How to Avoid the Obvious Snags
Many organisations now appreciate the benefits that training their managers in coaching skills can bring. Some organisations are training their managers purely in skills that they can use day-to-day with their own staff rather than as internal coaches. However, in larger organisations it is very cost-effective to train up a pool of coaches to act as an internal resource to draw on.
I have delivered one to one and group supervision in-house in organisations such as the NHS, Central Government and Local Authorities and applaud the effort being made to provide CPD and support for trained coaches after their training qualifications.
However I have noticed a number of similar issues popping up within these coaching programmes:
- The lack of a coaching strategy to guide outcomes and process
- Poor attention to basic systems around coaching such as a policy on note taking/record keeping
- Lack of consideration regarding risk and ethical vulnerabilities for internal coaches
- Oversupply of coaches and undersupply of coachees due to inadequate marketing
Lack of a Coaching Strategy
Many coaching pools have been set up in a flurry of enthusiasm over the last few years as more organisations started to appreciate the benefits of coaching particularly as a vehicle for change.
During supervision coaches are encouraged to bring any topics that are challenging for them, tricky or things that pique their interest and can lead to greater learning. After all, supervision is about helping coaches to improve their capability as a coach rather than a tick-box or policing exercise.

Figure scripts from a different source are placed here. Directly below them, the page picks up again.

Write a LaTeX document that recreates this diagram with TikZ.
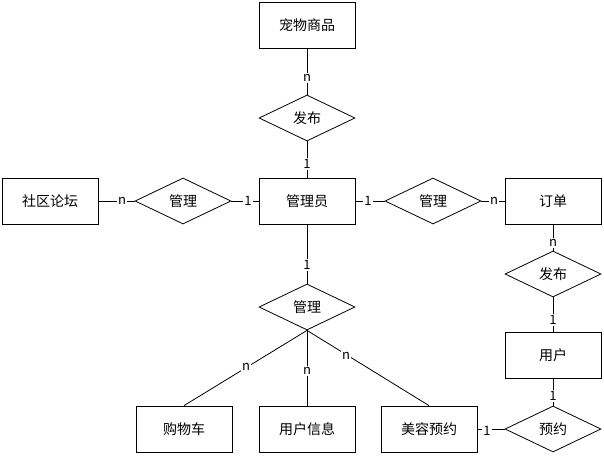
\documentclass[tikz,border=0pt]{standalone}
\usepackage{fontspec}
\setmainfont{Noto Sans CJK SC}
\usetikzlibrary{shapes.geometric}
\begin{document}
\begin{tikzpicture}[x=1pt,y=-1pt,
  ent/.style={draw,thick,minimum width=96pt,minimum height=46pt,inner sep=0pt,font=\fontsize{14}{16}\selectfont},
  rel/.style={draw,thick,diamond,aspect=2.1,minimum width=96pt,minimum height=46pt,inner sep=0pt,font=\fontsize{14}{16}\selectfont},
  lb/.style={fill=white,inner sep=1pt,font=\fontsize{13}{15}\selectfont},
  every path/.style={thick}]
\useasboundingbox (0,0) rectangle (604,456);
\node[ent] (pet) at (307,25) {宠物商品};
\node[ent] (forum) at (50,201) {社区论坛};
\node[ent] (admin) at (307,201) {管理员};
\node[ent] (order) at (553,201) {订单};
\node[ent] (user) at (553,355) {用户};
\node[ent] (cart) at (184,429) {购物车};
\node[ent] (uinfo) at (307,429) {用户信息};
\node[ent] (beauty) at (429,429) {美容预约};
\node[rel] (r1) at (307,118) {发布};
\node[rel] (r2) at (183,201) {管理};
\node[rel] (r3) at (433,201) {管理};
\node[rel] (r4) at (553,274) {发布};
\node[rel] (r5) at (307,307) {管理};
\node[rel] (r6) at (553,429) {预约};
\draw (pet) -- (r1); \draw (r1) -- (admin);
\draw (forum) -- (r2); \draw (r2) -- (admin);
\draw (admin) -- (r3); \draw (r3) -- (order);
\draw (order) -- (r4); \draw (r4) -- (user);
\draw (user) -- (r6); \draw (beauty) -- (r6);
\draw (admin) -- (r5);
\draw (r5.south) -- (cart.north);
\draw (r5.south) -- (uinfo.north);
\draw (r5.south) -- (beauty.north);
\node[lb] (l1) at (307,78) {n};
\node[lb] (l2) at (307,164) {1};
\node[lb] (l3) at (122,201) {n};
\node[lb] (l4) at (248,201) {1};
\node[lb] (l5) at (368,201) {1};
\node[lb] (l6) at (494,201) {n};
\node[lb] (l7) at (553,243) {n};
\node[lb] (l8) at (553,320) {1};
\node[lb] (l9) at (307,265) {1};
\node[lb] (l10) at (246,367) {n};
\node[lb] (l11) at (307,371) {n};
\node[lb] (l12) at (346,356) {n};
\node[lb] (l13) at (487,431) {1};
\node[lb] (l14) at (553,396) {1};
\end{tikzpicture}
\end{document}
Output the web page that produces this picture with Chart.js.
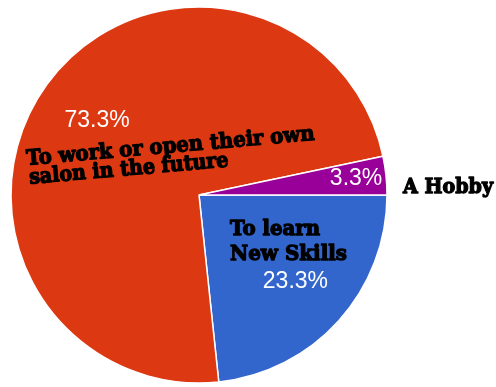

However on group supervision sessions in particular, I have found coaches listing challenges that are more to do with the set up of the coaching pool in their organisation rather than coachee specific issues. On further investigation it appears that there is no written overall coaching strategy or if there is one, then the coaches themselves don’t know about it. A good strategy would answer many of the “What, When, Where, How and Why” questions that coaches highlight; after all a strategy is “a plan of action designed to achieve a long-term or overall aim.”
Here are some of those questions:
- What is the overall aim of coaching in our organisation? Why are we doing it?
- Positioning of the coaching for coachees (e.g. mentoring, career versus other coaching)
- Where and when to meet coachees
- How to share resources for coaching such as articles or templates
- Can I coach outside the organisation?
- Who decides number of coaching sessions? Length of session? Timings?
- Is there a matching process for coach and coachees? How do I get more coachees?
- What evaluation takes place? How do we measure success of coaching?
- Who can access coaching? Who can’t?
- Who is in overall charge of the coaching programme?
- When to use internal coaches versus external coaches?
Process and Systems
Many coaching programmes are setup without enough thought of the systems required for it to run efficiently. This includes questions such as:
- What to do about note taking and record keeping? How to write them? Confidentiality? Reporting lines internally. Who gets to see them apart from coach and coachee?
- How do we harvest the organisational themes across the organisation from all the coaching conversations?
- Who makes the decision and how, on what coach will work with what coachee?
- Can coaches turn down coachees and how to do that before, during and after the start of a relationship?
Ethics and Risk
This is a huge topic and is worrying when major ethical queries arrive at group supervision. Ethical awareness for coaches should be a mix of underlying guidelines pertaining to a framework from an independent body, as well as a statement of intent by the organisation on what they would expect from their own coaches. This then helps to put into context any personal ethical dilemma a coach has outside of this so they can build their own ethical sensitivity.
Without an underpinning framework there are huge questions marks and high likelihood that a coach is going to be putting them and a coachee at risk. Internally this could lead to problems for the coachee. Examples of this I have seen are:
- Coach continuing to coach someone who needs counselling or other specialist help
- Internal coach coaching someone who they have managed previously even though a number of years ago.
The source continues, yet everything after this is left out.